Como cada marzo en Argentina volvió a arrancar el “debate” sobre el impuesto a las ganancias a las personas físicas que, crease o no, fue el punto principal del planteo del Paro Nacional, y en cuyo contexto Luis Barrionuevo se refirió tristemente a Axel Kicillof como “el rusito”. El “debate” vuelve a centrarse entre: la justicia distributiva del impuesto que plantea el Gobierno sin tratar de corregir los problemas de diseño del esquema actual y el planteo de los sindicatos que directamente pretende eliminar el impuesto, por considerarlo injusto, aduciendo que el “salario no es ganancia”.
Antes de abordar las particularidades del esquema actual vale recordar que este impuesto, también llamado a los Ingresos, es la base de los sistemas impositivos de los países desarrollados. Tomando datos de la OCDE, y con una presión tributaria similar en torno al treinta y pico del PIB, el “impuesto al ingreso de las personas” representa un 8,6% del PIB, bien por encima del 3% del PIB que alcanzó en la Argentina en 2014. Al respecto, dos miradas.
En términos teóricos, el impuesto a los ingresos es más eficiente. En primer lugar, la alícuota crece en línea con el poder adquisitivo: quienes más ganan más tributan, exactamente al revés que en el IVA. En segundo lugar, el impuesto carece de las características distorsivas de otros como Ingresos Brutos y Derechos de Exportación, que no tienen en cuenta el resultado de cada ejercicio, o el Impuesto a los Débitos y Créditos, que desalienta la bancarización. En tercer lugar, el impuesto a las personas físicas es más eficiente que el que recae sobre las empresas, dado que resulta más difícil de eludir, y a la vez no afecta decisiones de inversión. Estas ventajas hacen que las propuestas de “eliminar el impuesto para todos los trabajadores” se choquen de lleno con el objetivo de pensar en avanzar hacia un esquema tributario progresivo, eficiente y equitativo en línea con los de las economías avanzadas.
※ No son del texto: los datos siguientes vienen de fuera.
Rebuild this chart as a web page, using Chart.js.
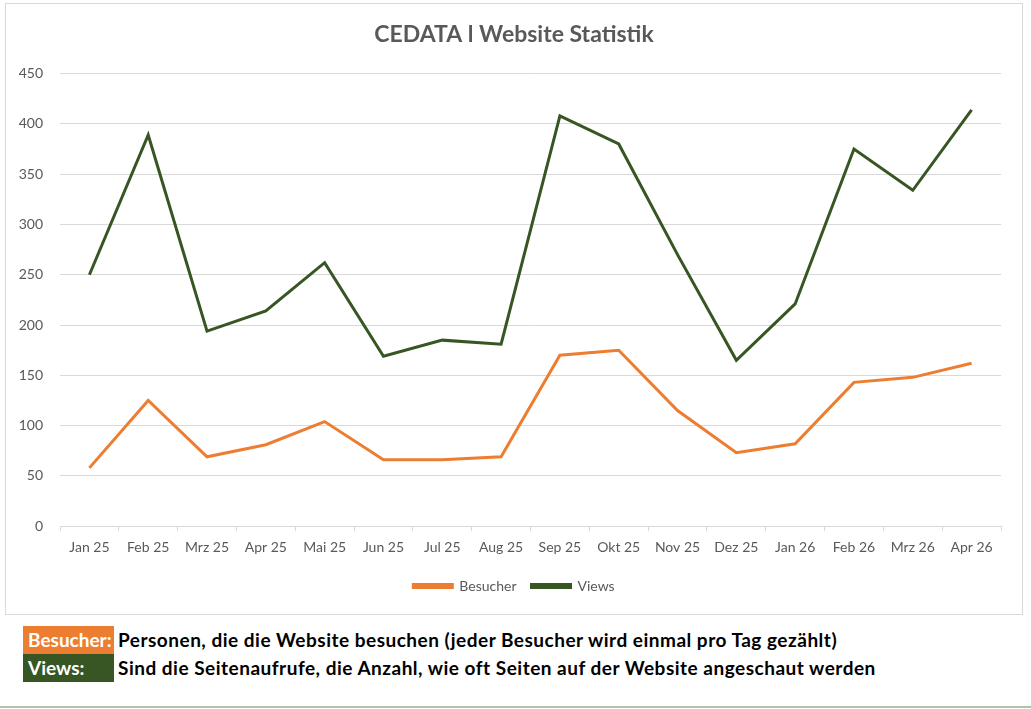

Sin embargo, no resulta razonable forzar el esquema actual sin atender a los serios problemas que presenta. No es razonable un esquema donde los sectores alcanzados por el impuesto pierdan el 20% del aumento nominal en los salarios como ocurriría este año. O dicho de otro modo, y considerando una paritaria promedio del 32% en 2015, que el Estado se quede con 7 p.p. del aumento. Es menos razonable aún que existan tres niveles de mínimo no imponible que estén fijados en función de los ingresos de 2013, independientemente de los salarios actuales (los que cobraban entonces hasta $15.000 mensuales bruto, los que cobraban entre esa cifra y $25.000 mensuales y los que cobraban por encima). Esta situación genera inequidades que conducen a situaciones extremas donde dos personas que hoy cobran un sueldo bruto de $25.000 mensual tributarían cero si en 2013 cobraban $15.000, y 17% si cobraban $15.001, una ridiculez impresentable tanto para la ortodoxia como para la heterodoxia.
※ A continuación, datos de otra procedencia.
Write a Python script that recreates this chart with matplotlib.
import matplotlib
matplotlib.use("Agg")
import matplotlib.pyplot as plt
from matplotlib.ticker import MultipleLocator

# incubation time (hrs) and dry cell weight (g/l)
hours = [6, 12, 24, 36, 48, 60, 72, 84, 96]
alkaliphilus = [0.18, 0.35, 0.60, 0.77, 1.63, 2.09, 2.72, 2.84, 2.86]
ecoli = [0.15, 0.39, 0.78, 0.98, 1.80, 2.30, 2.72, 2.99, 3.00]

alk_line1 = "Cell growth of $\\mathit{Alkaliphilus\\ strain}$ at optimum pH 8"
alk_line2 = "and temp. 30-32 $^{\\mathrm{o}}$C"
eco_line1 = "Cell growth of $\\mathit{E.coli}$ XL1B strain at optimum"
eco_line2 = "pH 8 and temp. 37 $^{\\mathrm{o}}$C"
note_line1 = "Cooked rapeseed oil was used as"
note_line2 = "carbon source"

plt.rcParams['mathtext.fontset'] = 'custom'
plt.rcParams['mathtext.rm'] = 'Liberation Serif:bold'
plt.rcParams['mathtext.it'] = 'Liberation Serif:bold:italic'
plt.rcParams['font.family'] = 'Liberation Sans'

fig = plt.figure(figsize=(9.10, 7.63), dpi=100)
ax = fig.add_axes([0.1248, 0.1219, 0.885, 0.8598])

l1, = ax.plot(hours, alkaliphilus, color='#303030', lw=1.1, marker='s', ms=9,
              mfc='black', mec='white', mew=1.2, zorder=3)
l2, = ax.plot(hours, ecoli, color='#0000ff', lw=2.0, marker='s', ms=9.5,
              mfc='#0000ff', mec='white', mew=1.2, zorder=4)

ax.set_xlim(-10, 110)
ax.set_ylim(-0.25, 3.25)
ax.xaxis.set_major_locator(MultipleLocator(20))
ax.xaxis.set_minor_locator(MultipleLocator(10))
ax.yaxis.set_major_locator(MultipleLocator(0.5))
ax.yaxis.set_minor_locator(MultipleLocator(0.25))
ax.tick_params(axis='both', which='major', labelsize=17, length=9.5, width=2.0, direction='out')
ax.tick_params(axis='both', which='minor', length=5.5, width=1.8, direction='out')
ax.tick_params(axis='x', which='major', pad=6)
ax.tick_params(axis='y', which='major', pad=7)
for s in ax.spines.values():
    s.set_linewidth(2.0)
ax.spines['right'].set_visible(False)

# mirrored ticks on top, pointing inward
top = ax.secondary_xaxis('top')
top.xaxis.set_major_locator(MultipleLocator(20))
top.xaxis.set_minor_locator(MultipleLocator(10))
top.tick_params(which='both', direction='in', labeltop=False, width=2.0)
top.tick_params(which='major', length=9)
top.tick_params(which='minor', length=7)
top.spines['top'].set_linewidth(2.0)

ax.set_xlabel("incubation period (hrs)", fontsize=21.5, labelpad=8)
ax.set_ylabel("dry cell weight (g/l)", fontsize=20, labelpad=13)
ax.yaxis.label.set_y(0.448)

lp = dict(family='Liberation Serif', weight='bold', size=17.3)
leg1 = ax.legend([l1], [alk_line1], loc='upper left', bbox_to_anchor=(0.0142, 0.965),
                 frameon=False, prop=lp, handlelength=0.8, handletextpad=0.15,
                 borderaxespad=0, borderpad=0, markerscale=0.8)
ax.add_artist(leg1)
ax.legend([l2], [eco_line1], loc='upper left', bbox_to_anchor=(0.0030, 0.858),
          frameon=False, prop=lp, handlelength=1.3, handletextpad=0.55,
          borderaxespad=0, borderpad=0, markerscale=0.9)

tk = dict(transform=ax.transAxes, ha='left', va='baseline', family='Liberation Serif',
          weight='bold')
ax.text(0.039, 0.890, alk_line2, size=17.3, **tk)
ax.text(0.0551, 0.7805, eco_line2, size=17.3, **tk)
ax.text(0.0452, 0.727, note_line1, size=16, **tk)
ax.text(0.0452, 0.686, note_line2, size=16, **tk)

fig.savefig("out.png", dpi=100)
En el primer caso, con la “reforma” de 2013, la alícuota efectiva cayó de 7% a 0%, mientras que en el segundo caso aumentó de 7% a 17% del salario, una diferencia de $46.000 anuales, sólo por haber cobrado $1 más por mes en promedio durante los primeros ocho meses de 2013. Para los sueldos más altos, las diferencias son menores, aunque no por ello menos costosas. Una persona que ganaría en 2015, después de paritarias, un sueldo bruto de $43.000 por mes, tributaría una alícuota promedio de 26,7% ($135.000 anuales), casi 10 veces más alta que la de 2001 después de la suba de impuestos.
Esto, sin tener en cuenta el incentivo a comprar dólares (ahorro o turismo) al BCRA dado que el pago de la percepción les permite recuperar parte del impuesto pagado.
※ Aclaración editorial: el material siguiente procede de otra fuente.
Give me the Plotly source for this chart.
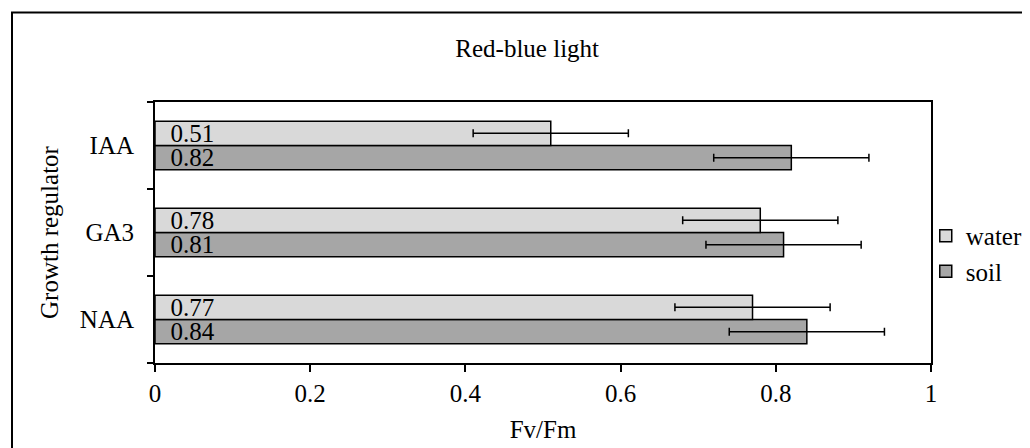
import plotly.graph_objects as go

categories = ["IAA", "GA3", "NAA"]
water = [0.51, 0.78, 0.77]
soil = [0.82, 0.81, 0.84]
water_err = [0.1, 0.1, 0.1]
soil_err = [0.1, 0.1, 0.1]
x_ticks = [0, 0.2, 0.4, 0.6, 0.8, 1]
x_tick_labels = ["0", "0.2", "0.4", "0.6", "0.8", "1"]

FONT = "Liberation Serif, Times New Roman, serif"
NB = "\u00a0\u00a0"

# figure is placed 8px from the page's top-left corner by the default body margin
W, H = 1022, 440
PL, PR, PT, PB = 147, 99, 94, 85
PW, PH = W - PL - PR, H - PT - PB

fig = go.Figure()
fig.add_trace(go.Bar(
    name="soil", y=categories, x=soil, orientation="h",
    marker=dict(color="#a6a6a6", line=dict(color="black", width=1.5)),
    error_x=dict(type="data", array=soil_err, color="black", thickness=1.5, width=4),
    text=[NB + f"{v:.2f}" for v in soil], textposition="inside",
    insidetextanchor="start", constraintext="none",
    textfont=dict(family=FONT, size=25, color="black"),
))
fig.add_trace(go.Bar(
    name="water", y=categories, x=water, orientation="h",
    marker=dict(color="#d9d9d9", line=dict(color="black", width=1.5)),
    error_x=dict(type="data", array=water_err, color="black", thickness=1.5, width=4),
    text=[NB + f"{v:.2f}" for v in water], textposition="inside",
    insidetextanchor="start", constraintext="none",
    textfont=dict(family=FONT, size=25, color="black"),
))

fig.update_layout(
    width=W, height=H, autosize=False,
    margin=dict(l=PL, r=PR, t=PT, b=PB, pad=0, autoexpand=False),
    paper_bgcolor="white", plot_bgcolor="white",
    font=dict(family=FONT, size=25, color="black"),
    barmode="group", bargap=0.44, bargroupgap=0,
    showlegend=True,
    legend=dict(traceorder="reversed", xref="container", x=0.898, xanchor="left",
                yref="paper", y=0.42, yanchor="middle",
                font=dict(family=FONT, size=25), bgcolor="rgba(0,0,0,0)", itemwidth=30),
    title=dict(text="Red-blue light", x=0.508, xanchor="center", xref="container",
               y=0.909, yanchor="middle", yref="container",
               font=dict(family=FONT, size=25)),
    xaxis=dict(range=[0, 1], tickvals=x_ticks, ticktext=x_tick_labels,
               showgrid=False, zeroline=False, showline=True, linecolor="black", linewidth=2,
               mirror=True, ticks="outside", ticklen=7, tickwidth=1.5, tickcolor="black",
               title=dict(text="Fv/Fm", standoff=14, font=dict(family=FONT, size=25)),
               tickfont=dict(family=FONT, size=25)),
    yaxis=dict(categoryorder="array", categoryarray=categories[::-1],
               showgrid=False, zeroline=False, showline=True, linecolor="black", linewidth=2,
               mirror=True, ticks="outside", ticklen=6, tickwidth=1.5, tickcolor="black",
               tickson="boundaries", ticklabelstandoff=14,
               title=dict(text="Growth regulator", standoff=14, font=dict(family=FONT, size=25)),
               tickfont=dict(family=FONT, size=25)),
    shapes=[dict(type="rect", xref="paper", yref="paper",
                 x0=(4 - PL) / PW, x1=(1040 - PL) / PW,
                 y0=(PT + PH - 470) / PH, y1=(PT + PH - 4.5) / PH,
                 line=dict(color="black", width=2), fillcolor="rgba(0,0,0,0)", layer="below")],
)

fig.write_html("out.html")
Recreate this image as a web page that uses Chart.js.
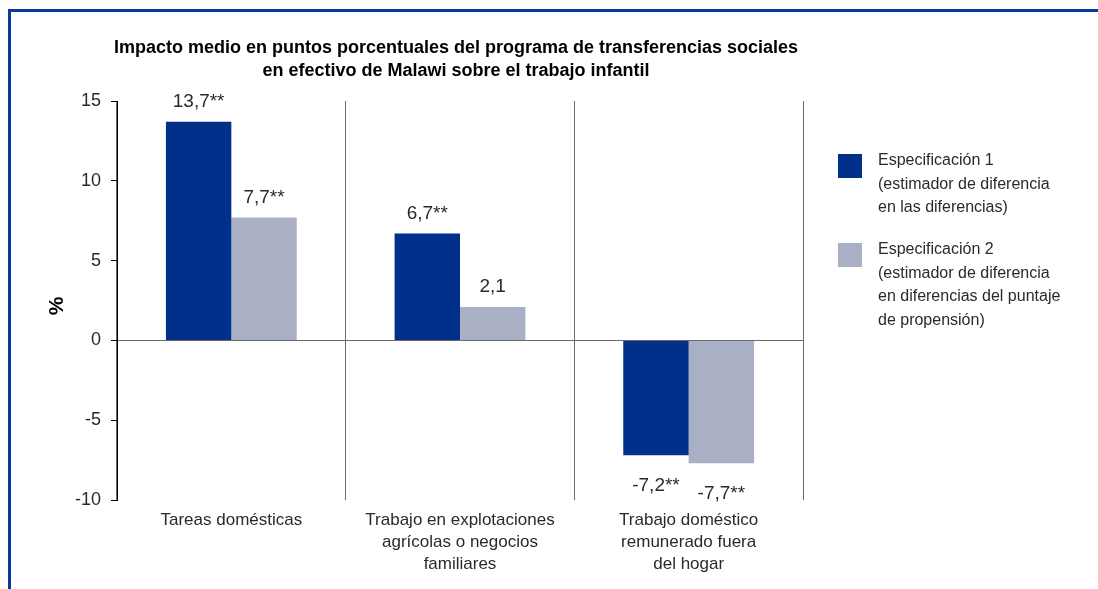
<!DOCTYPE html>
<html>
<head>
<meta charset="utf-8">
<script src="https://cdn.jsdelivr.net/npm/chart.js@4.4.1/dist/chart.umd.min.js"></script>
<style>
  html, body { margin: 0; padding: 0; background: #fff; }
  #wrap { position: relative; width: 1098px; height: 589px; overflow: hidden; }
  #frame { position: absolute; left: 8px; top: 9px; width: 1200px; height: 700px;
           border-top: 3px solid #0b3a97; border-left: 3px solid #0b3a97; pointer-events: none; }
  canvas { position: absolute; left: 0; top: 0; }
</style>
</head>
<body>
<div id="wrap">
  <canvas id="c" width="1098" height="589"></canvas>
  <div id="frame"></div>
</div>
<script>
// ---- data ----
const categories = [
  ["Tareas domésticas"],
  ["Trabajo en explotaciones", "agrícolas o negocios", "familiares"],
  ["Trabajo doméstico", "remunerado fuera", "del hogar"]
];
const spec1Values = [13.7, 6.7, -7.2];
const spec2Values = [7.7, 2.1, -7.7];
const spec1Labels = ["13,7**", "6,7**", "-7,2**"];
const spec2Labels = ["7,7**", "2,1", "-7,7**"];
const legendSpec1 = ["Especificación 1", "(estimador de diferencia", "en las diferencias)"];
const legendSpec2 = ["Especificación 2", "(estimador de diferencia", "en diferencias del puntaje", "de propensión)"];
const titleLines = ["Impacto medio en puntos porcentuales del programa de transferencias sociales",
                    "en efectivo de Malawi sobre el trabajo infantil"];
const yTicks = [-10, -5, 0, 5, 10, 15];
const yAxisTitle = "%";

const DARK = "#00308a";
const LIGHT = "#a9afc4";
const FONT = "'Liberation Sans', Arial, sans-serif";
const TEXT = "#2a2a2a";

const pointLabels = [spec1Labels, spec2Labels];

const overlay = {
  id: "overlay",
  afterDatasetsDraw(chart) {
    const ctx = chart.ctx;
    ctx.save();
    // data labels
    ctx.font = "19px " + FONT;
    ctx.fillStyle = TEXT;
    ctx.textAlign = "center";
    ctx.textBaseline = "middle";
    chart.data.datasets.forEach((ds, di) => {
      const meta = chart.getDatasetMeta(di);
      meta.data.forEach((bar, i) => {
        const v = ds.data[i];
        const y = v >= 0 ? bar.y - 20 : bar.y + 30;
        ctx.fillText(pointLabels[di][i], bar.x, y);
      });
    });
    // title
    ctx.font = "bold 18px " + FONT;
    ctx.fillStyle = "#000";
    const tx = 456;
    ctx.fillText(titleLines[0], tx, 48);
    ctx.fillText(titleLines[1], tx, 71);
    // y axis title
    ctx.save();
    ctx.translate(57, 306);
    ctx.rotate(-Math.PI / 2);
    ctx.font = "bold 21px " + FONT;
    ctx.fillStyle = "#000";
    ctx.fillText(yAxisTitle, 0, 0);
    ctx.restore();
    // legend
    const legends = [legendSpec1, legendSpec2];
    const tops = [154, 243];
    ctx.textAlign = "left";
    ctx.font = "16px " + FONT;
    chart.data.datasets.forEach((ds, di) => {
      ctx.fillStyle = ds.backgroundColor;
      ctx.fillRect(838, tops[di], 24, 24);
      ctx.fillStyle = TEXT;
      legends[di].forEach((line, li) => {
        ctx.fillText(line, 878, tops[di] + 7 + li * 23.4);
      });
    });
    ctx.restore();
  }
};

new Chart(document.getElementById("c"), {
  type: "bar",
  data: {
    labels: categories,
    datasets: [
      { label: legendSpec1.join(" "), data: spec1Values, backgroundColor: DARK,
        categoryPercentage: 0.572, barPercentage: 1.0 },
      { label: legendSpec2.join(" "), data: spec2Values, backgroundColor: LIGHT,
        categoryPercentage: 0.572, barPercentage: 1.0 }
    ]
  },
  options: {
    responsive: false,
    animation: false,
    layout: { padding: { left: 0, top: 101, right: 295, bottom: 0 } },
    plugins: { legend: { display: false }, title: { display: false }, tooltip: { enabled: false } },
    scales: {
      x: {
        afterFit(s) { s.height = 89; },
        border: { display: false },
        grid: { offset: true, color: "#6b6b6b", lineWidth: 1, drawTicks: false },
        ticks: { color: TEXT, font: { family: FONT, size: 17, lineHeight: 1.27 }, padding: 10, maxRotation: 0, autoSkip: false }
      },
      y: {
        min: -10, max: 15,
        afterFit(s) { s.width = 117; },
        afterBuildTicks(s) { s.ticks = yTicks.map(v => ({ value: v })); },
        border: { display: true, color: "#000", width: 1 },
        grid: {
          color: ctx => (ctx.tick && ctx.tick.value === 0) ? "#6b6b6b" : "rgba(0,0,0,0)",
          tickColor: "#000", tickLength: 6, lineWidth: 1
        },
        ticks: { color: TEXT, font: { family: FONT, size: 18 }, padding: 10 }
      }
    }
  },
  plugins: [overlay]
});
</script>
</body>
</html>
Que el impuesto alcance sólo al 10% de los trabajadores, no es un argumento válido para sostener un esquema equivocado y que genera inequidades crecientes por la inflación al interior de la masa salarial.
Pero tampoco, se puede prometer la eliminación del impuesto, sólo porque resulte políticamente redituable, y si este fuera el caso habría que tener en cuenta no sólo a los asalariados sino también a los autónomos, que desde 1992 cuando se creó la deducción especial de cuarta categoría vienen discriminados en relación a los asalariados. Al fin de cuentas, la corrección de este problema va a requerir unificar el mínimo no imponible, readaptar la escala para definir alícuotas razonables y progresivas en función de los ingresos, y buscar mecanismos de actualización de las escalas para mantenerlas estables en el tiempo. Y esto, en el marco de una discusión más amplia sobre el sistema tributario que necesita el país para financiar el desarrollo, nuestra agenda de los próximos 15 años.